Stare at the Resurrection of Christ Orthodox Cathedral of Tirana and wonder what is going on!
Christianity in Albania isn’t the main religion and given the years of communist rule religion isn’t something that is practiced as intensely as in other Eastern European countries. So it is no wonder then that many of the churches in the country are quite new. This strange incarnation was only built in 2012 and consecrated in 2014. The style in which is it built seems like a modern take on Art Deco, but I am sure if you have ever played the masterpiece game that is Bioshock you can’t fail to see the similarities between the style and that of the underground dystopian city of “Rapture!” As a huge fan of the game I found this architecture to be quite fascinating!
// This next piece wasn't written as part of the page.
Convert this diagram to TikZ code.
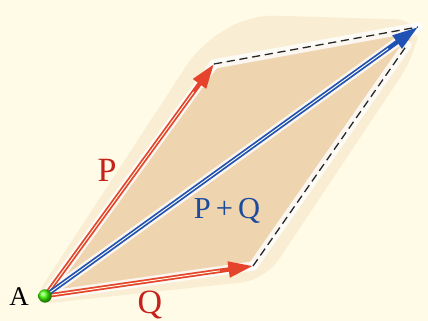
\documentclass[tikz,border=0pt]{standalone}
\usepackage{fontspec}
\setmainfont{Liberation Serif}
\usetikzlibrary{arrows.meta,calc}
\definecolor{creamc}{HTML}{FFFBE6}
\definecolor{tanc}{HTML}{EFD4B0}
\definecolor{vecred}{HTML}{E5432C}
\definecolor{vecblue}{HTML}{2051B4}
\definecolor{labred}{HTML}{C4221B}
\definecolor{labblue}{HTML}{1B4B9C}
\tikzset{
  halo/.style={white, line width=8pt, line cap=round, opacity=0.8},
  redvec/.style={vecred, line width=3.8pt, -{Triangle[length=21pt,width=13pt]}},
  bluevec/.style={vecblue, line width=3.8pt, -{Triangle[length=22pt,width=13pt]}},
  core/.style={white!90!yellow, line width=0.8pt},
  guide/.style={black!85, line width=1.1pt, dash pattern=on 7pt off 4pt},
  lab/.style={font=\fontsize{29}{29}\selectfont},
}

\begin{document}
\begin{tikzpicture}[x=0.03cm, y=-0.03cm]
  \fill[creamc] (0,0) rectangle (428,321);
  \useasboundingbox (0,0) rectangle (428,321);
  \coordinate (A) at (45,296);
  \coordinate (P) at (214,64);
  \coordinate (Q) at (253,266);
  \coordinate (R) at (418,27);
  \coordinate (Rq) at (407,45);
  % shaded parallelogram, soft edge
  \fill[tanc, opacity=0.35, rounded corners=20pt] (30,305) -- (200,45) -- (250,15) -- (420,20) -- (415,55) -- (265,280) -- cycle;
  \fill[tanc, rounded corners=12pt] (A) -- (P) -- (R) -- (Rq) -- (Q) -- cycle;
  % white glow
  \draw[halo] (A) -- (P);
  \draw[halo] (A) -- (Q);
  \draw[halo] (A) -- (R);
  \draw[halo] (P) -- (R);
  \draw[halo] (Q) -- (Rq);
  % dashed completion lines
  \draw[guide] (P) -- (R);
  \draw[guide] (Q) -- (Rq);
  % vectors
  \draw[redvec] (A) -- (P);
  \draw[core] (A) -- ($(A)!0.88!(P)$);
  \draw[redvec] (A) -- (Q);
  \draw[core] (A) -- ($(A)!0.84!(Q)$);
  \draw[bluevec] (A) -- (R);
  \draw[core] (A) -- ($(A)!0.92!(R)$);
  % point A
  \shade[ball color=green!75!yellow] (A) circle (0.2cm);
  \node[font=\fontsize{23}{23}\selectfont, text=black] (labA) at (19,297) {A};
  \node[lab, text=labred] (labP) at (107,170) {P};
  \node[lab, text=labred] (labQ) at (150,305) {Q};
  \node[font=\fontsize{26}{26}\selectfont, text=labblue] (labR) at (227,211) {P\,+\,Q};
\end{tikzpicture}
\end{document}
Wonder off the beaten track to the Enver Hoxha Pyramid
This now derelict former museum and exhibition centre is a piece of history many in the city are unsure what to do with. Designed by Hoxha’s daughter and son in law its original purpose was to be a museum to the “great leader” and was opened in 1988. After the fall of communism in Albania in 1991 the building has gone through several periods, being used for conferences, exhibitions and concerts. Now it lays as a crumbling and derelict remnant of the turbulent history of Albania. No one is really sure what will become of it, some would like it kept for its historical significance, others think destroying it and building something new in its place would be more fitting. Who knows, but this strange construction is worth a visit for sure!
Step back in time on the Tanners Bridge
Much of the old Ottoman history of Tirana was destroyed under the communist rule and a modern city built in its place. But one location where you can literally walk in the footsteps of history is the 18th century tanners bridge. Strangely the bridge now doesn’t cross over any water but instead with the river being diverted in the 1930’s stands more as a historical monument. The bridge was part of road that once connected Tirana to Debar and was an important trade route for livestock. Now a days it is seen as one of the most important cultural heritage monuments of the city.
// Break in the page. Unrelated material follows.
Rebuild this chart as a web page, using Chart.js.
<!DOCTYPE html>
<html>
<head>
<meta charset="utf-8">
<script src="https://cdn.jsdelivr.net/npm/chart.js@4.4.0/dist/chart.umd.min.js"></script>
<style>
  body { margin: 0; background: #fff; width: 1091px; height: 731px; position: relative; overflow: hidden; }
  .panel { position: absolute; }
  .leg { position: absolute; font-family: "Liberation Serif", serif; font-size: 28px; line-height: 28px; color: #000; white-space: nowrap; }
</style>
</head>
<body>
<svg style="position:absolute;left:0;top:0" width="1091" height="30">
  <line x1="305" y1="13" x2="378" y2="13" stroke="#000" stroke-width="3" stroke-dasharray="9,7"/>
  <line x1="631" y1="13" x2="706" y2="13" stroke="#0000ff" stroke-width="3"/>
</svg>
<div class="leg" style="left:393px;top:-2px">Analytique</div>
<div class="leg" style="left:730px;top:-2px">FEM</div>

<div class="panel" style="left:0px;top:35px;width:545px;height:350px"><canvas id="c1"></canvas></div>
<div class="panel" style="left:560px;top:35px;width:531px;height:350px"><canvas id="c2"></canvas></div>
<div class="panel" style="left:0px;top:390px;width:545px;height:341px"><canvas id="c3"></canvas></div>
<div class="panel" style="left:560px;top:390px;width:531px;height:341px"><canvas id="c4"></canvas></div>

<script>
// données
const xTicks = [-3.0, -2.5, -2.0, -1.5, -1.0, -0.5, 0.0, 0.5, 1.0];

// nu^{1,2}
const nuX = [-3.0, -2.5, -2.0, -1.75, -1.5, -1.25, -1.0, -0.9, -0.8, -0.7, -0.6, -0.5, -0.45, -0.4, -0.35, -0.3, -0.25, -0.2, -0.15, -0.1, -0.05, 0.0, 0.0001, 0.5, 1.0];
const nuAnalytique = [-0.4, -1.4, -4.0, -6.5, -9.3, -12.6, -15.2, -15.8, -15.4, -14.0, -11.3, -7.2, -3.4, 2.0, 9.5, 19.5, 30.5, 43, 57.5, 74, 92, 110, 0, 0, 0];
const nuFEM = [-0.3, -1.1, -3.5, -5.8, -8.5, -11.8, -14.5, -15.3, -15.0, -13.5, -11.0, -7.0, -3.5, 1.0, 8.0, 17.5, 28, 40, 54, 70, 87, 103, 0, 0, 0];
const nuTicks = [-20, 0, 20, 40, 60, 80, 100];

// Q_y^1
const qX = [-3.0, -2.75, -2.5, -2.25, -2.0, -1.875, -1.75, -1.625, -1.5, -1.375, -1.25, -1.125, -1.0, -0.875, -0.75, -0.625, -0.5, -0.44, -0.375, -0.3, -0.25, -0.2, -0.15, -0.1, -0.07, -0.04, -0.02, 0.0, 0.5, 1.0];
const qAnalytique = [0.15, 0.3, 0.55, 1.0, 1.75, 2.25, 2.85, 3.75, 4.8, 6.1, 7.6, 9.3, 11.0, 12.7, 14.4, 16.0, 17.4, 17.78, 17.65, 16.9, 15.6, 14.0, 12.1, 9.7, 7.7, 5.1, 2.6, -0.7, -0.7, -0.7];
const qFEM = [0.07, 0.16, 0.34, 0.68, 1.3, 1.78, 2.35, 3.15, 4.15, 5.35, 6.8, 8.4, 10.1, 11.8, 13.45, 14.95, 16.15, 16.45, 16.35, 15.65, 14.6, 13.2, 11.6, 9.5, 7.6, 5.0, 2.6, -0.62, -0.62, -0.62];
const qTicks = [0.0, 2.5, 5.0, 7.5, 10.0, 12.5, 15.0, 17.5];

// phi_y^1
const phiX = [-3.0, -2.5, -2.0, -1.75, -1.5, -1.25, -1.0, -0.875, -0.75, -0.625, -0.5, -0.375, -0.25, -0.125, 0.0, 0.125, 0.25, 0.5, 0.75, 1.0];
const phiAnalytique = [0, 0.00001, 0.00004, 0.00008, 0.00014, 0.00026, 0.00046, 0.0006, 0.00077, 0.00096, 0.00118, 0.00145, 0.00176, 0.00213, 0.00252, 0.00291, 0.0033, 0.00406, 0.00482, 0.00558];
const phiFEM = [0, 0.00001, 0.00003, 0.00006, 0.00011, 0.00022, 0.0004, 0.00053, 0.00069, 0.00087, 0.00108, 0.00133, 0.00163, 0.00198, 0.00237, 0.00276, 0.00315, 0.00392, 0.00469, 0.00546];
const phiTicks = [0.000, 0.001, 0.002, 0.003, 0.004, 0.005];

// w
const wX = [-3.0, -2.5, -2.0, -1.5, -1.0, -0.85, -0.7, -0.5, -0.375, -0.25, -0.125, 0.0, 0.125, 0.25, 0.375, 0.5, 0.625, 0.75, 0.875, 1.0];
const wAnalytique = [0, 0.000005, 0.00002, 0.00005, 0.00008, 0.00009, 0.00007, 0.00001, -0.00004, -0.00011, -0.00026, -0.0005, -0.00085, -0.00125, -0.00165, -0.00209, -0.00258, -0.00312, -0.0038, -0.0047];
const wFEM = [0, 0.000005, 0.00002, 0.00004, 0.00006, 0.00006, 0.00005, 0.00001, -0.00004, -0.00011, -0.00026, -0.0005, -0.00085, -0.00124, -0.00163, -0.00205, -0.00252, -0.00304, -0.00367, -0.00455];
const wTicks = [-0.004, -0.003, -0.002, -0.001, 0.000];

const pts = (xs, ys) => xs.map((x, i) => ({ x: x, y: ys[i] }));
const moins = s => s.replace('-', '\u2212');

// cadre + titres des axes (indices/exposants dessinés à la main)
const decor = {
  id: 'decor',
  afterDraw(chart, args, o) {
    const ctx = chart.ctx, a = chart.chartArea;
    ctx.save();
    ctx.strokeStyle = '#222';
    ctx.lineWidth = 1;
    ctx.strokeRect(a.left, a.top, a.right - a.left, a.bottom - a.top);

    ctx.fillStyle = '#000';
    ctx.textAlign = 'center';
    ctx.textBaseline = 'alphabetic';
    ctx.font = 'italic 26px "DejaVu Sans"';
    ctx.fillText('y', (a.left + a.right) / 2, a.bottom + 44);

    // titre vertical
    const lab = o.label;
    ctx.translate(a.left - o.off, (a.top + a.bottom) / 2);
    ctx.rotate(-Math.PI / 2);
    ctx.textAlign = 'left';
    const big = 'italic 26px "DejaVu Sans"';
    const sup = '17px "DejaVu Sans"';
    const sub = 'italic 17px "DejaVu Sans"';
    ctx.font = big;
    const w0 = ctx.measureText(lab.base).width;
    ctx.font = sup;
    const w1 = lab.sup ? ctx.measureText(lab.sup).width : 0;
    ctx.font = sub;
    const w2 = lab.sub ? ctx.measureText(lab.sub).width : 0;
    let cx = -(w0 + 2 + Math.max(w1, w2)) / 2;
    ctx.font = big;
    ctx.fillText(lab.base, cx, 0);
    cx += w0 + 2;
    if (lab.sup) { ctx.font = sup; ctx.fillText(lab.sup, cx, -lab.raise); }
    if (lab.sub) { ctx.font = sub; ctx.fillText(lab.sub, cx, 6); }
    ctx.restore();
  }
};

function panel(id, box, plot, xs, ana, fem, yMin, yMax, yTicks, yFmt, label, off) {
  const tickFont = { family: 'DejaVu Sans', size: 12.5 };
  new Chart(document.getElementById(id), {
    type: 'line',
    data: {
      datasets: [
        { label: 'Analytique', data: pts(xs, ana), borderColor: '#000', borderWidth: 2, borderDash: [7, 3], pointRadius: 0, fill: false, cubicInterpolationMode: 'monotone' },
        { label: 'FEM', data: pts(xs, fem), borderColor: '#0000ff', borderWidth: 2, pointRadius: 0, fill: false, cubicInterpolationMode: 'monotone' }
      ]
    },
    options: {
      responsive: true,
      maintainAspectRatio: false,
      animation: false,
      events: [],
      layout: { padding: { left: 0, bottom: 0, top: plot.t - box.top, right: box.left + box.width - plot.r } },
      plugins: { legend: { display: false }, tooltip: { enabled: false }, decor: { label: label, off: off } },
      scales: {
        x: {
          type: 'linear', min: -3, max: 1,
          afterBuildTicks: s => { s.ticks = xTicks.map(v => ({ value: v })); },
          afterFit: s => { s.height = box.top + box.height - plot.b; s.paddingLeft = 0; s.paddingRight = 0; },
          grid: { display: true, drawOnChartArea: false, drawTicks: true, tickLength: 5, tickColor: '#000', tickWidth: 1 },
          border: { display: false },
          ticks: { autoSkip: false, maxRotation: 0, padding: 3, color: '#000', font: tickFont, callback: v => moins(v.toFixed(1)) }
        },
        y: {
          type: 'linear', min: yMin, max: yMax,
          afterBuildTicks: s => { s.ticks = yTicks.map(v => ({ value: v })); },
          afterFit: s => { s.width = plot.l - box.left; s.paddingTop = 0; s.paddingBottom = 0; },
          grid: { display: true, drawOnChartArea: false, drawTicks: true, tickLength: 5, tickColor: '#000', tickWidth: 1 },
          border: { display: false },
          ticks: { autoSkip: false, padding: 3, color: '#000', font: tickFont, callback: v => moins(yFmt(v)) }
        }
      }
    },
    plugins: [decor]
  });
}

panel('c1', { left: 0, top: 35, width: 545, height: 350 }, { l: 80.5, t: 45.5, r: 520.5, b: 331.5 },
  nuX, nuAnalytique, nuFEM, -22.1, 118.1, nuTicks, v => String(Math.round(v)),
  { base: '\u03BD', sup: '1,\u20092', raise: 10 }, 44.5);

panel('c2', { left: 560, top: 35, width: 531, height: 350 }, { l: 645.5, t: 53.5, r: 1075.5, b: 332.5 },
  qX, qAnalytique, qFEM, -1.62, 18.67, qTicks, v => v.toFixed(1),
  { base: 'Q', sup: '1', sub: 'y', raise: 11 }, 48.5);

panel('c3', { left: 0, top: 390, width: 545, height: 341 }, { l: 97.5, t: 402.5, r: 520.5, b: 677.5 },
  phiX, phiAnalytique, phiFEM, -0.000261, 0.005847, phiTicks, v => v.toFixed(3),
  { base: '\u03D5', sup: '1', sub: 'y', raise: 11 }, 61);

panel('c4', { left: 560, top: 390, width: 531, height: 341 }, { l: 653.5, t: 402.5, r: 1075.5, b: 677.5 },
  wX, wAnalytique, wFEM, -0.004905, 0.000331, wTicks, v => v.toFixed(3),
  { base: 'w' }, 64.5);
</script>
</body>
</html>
Tirana is deceptively small once you are in the central areas. The residential outskirts do appear to be sprawling but most of the main sights are well within walking distance.
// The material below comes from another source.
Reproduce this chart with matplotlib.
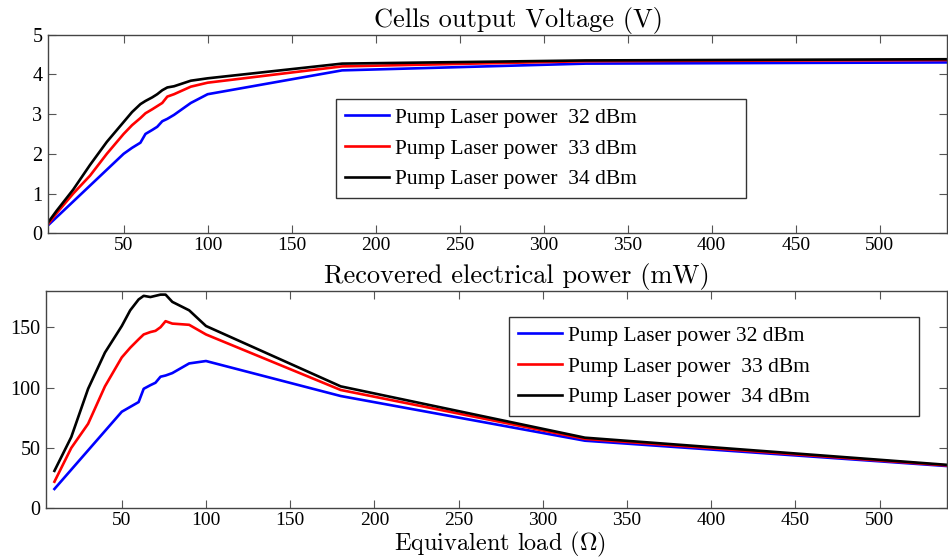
import matplotlib
matplotlib.use("Agg")
import matplotlib.pyplot as plt

# ---- data ----
load_v = [5, 10, 20, 30, 40, 50, 55, 60, 63, 67, 70, 73, 76, 80, 90, 100, 180, 325, 540]
volt_32 = [0.20, 0.40, 0.80, 1.20, 1.60, 2.00, 2.15, 2.28, 2.50, 2.60, 2.68, 2.82, 2.88, 2.98, 3.28, 3.50, 4.10, 4.27, 4.30]
volt_33 = [0.23, 0.50, 1.00, 1.45, 2.00, 2.50, 2.72, 2.90, 3.02, 3.12, 3.20, 3.28, 3.44, 3.50, 3.69, 3.79, 4.20, 4.33, 4.36]
volt_34 = [0.27, 0.56, 1.10, 1.72, 2.30, 2.80, 3.05, 3.25, 3.33, 3.42, 3.50, 3.60, 3.67, 3.70, 3.84, 3.90, 4.27, 4.35, 4.38]

load_p = [10, 20, 30, 40, 50, 55, 60, 63, 67, 70, 73, 76, 80, 90, 100, 180, 325, 540]
pow_32 = [16, 32, 48, 64, 80, 84, 88, 99, 102, 104, 109, 110, 112, 120, 122, 93, 56, 35]
pow_33 = [22, 50, 70, 101, 125, 133, 140, 144, 146, 147, 150, 155, 153, 152, 144, 98, 57.5, 35.5]
pow_34 = [31, 59, 99, 129, 151, 164, 173, 176, 175, 176, 177, 177, 171, 164, 151, 101, 58.5, 36]

labels_top = ["Pump Laser power  32 dBm", "Pump Laser power  33 dBm", "Pump Laser power  34 dBm"]
labels_bot = ["Pump Laser power 32 dBm", "Pump Laser power  33 dBm", "Pump Laser power  34 dBm"]
colors = ["#0000ff", "#ff0000", "#000000"]

title_top = "Cells output Voltage (V)"
title_bot = "Recovered electrical power (mW)"
xlabel = r"Equivalent load ($\Omega$)"

plt.rcParams["mathtext.fontset"] = "cm"
plt.rcParams["font.family"] = ["Liberation Serif", "DejaVu Serif"]

W, H = 948, 557
fig = plt.figure(figsize=(W / 100, H / 100), dpi=100)

def px_axes(l, t, r, b):
    return fig.add_axes([l / W, 1 - b / H, (r - l) / W, (b - t) / H])

ax1 = px_axes(48, 34.6, 947, 233.3)
ax2 = px_axes(46, 291, 947, 508.3)

for ax in (ax1, ax2):
    ax.set_xlim(5, 540)
    ax.set_xticks([50, 100, 150, 200, 250, 300, 350, 400, 450, 500])
    ax.tick_params(direction="in", top=True, right=True, length=6, width=0.8,
                   color="#555555", labelsize=14.5, pad=4)
    ax.tick_params(axis="x", pad=2.5, labelsize=14)
    for s in ax.spines.values():
        s.set_color("#444444")
        s.set_linewidth(1.0)

for y, c, lab in zip([volt_32, volt_33, volt_34], colors, labels_top):
    ax1.plot(load_v, y, color=c, lw=1.9, label=lab)
ax1.set_ylim(0, 5)
ax1.set_yticks([0, 1, 2, 3, 4, 5])

for y, c, lab in zip([pow_32, pow_33, pow_34], colors, labels_bot):
    ax2.plot(load_p, y, color=c, lw=1.9, label=lab)
ax2.set_ylim(0, 180)
ax2.set_yticks([0, 50, 100, 150])

def legend(ax, l, t, r, b):
    fs = 15.5
    leg = ax.legend(loc="upper left", mode="expand",
                    bbox_to_anchor=(l / W, 1 - b / H, (r - l) / W, (b - t) / H),
                    bbox_transform=fig.transFigure, fontsize=fs, fancybox=False,
                    framealpha=1, edgecolor="#333333", handlelength=2.05,
                    handletextpad=0.3, labelspacing=0.5, borderaxespad=0,
                    borderpad=0.4)
    leg.get_frame().set_linewidth(1.0)
    return leg

legend(ax1, 336, 99, 746, 195)
legend(ax2, 509, 317, 919, 412)

tkw = dict(family=["cmr10", "DejaVu Serif"], fontsize=19, ha="center", va="baseline")
fig.text(518 / W, 1 - 27 / H, title_top, **tkw)
fig.text(517 / W, 1 - 283 / H, title_bot, **tkw)
tkw["fontsize"] = 17.5
fig.text(500 / W, 1 - 550 / H, xlabel, **tkw)

fig.savefig("out.png", dpi=100)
You might however want to take one of the buses to locations a little further afield. The local city buses can be taken in the area surrounding the main square. But we warned, they have no timetables! Pick a bus that is the fullest and you will be on your way quickest! Prices on the buses are a standard fare however bought from a conductor who walks up and down the bus. They are really cheap too!
The city has 2 main bus stations to serve longer distance travel and they can be reached on the local buses quite easily. From here you can again take an untimetabled minibus (furgon) or coach to cities and towns all over Albania and also international destinations such as Skopje, Pristina and Kotor (3 of the places we travelled to or from via Tirana) as well as many others in the surrounding countries.
Where to stay:
In Tirana we stayed in the wonderful “Trip ‘n’ Hostel”. Here you are close enough to all of the action that most things are only a short walk but at the same time in a lovely quiet neighbourhood. Here you can find a hostel where all your needs as a traveller are taken care of. Curtains on the beds, huge lockers, plug sockets next to each bed and a free breakfast. There is also a bar, huge lounge area, garden and rooftop chill out area! We absolutely loved our time here.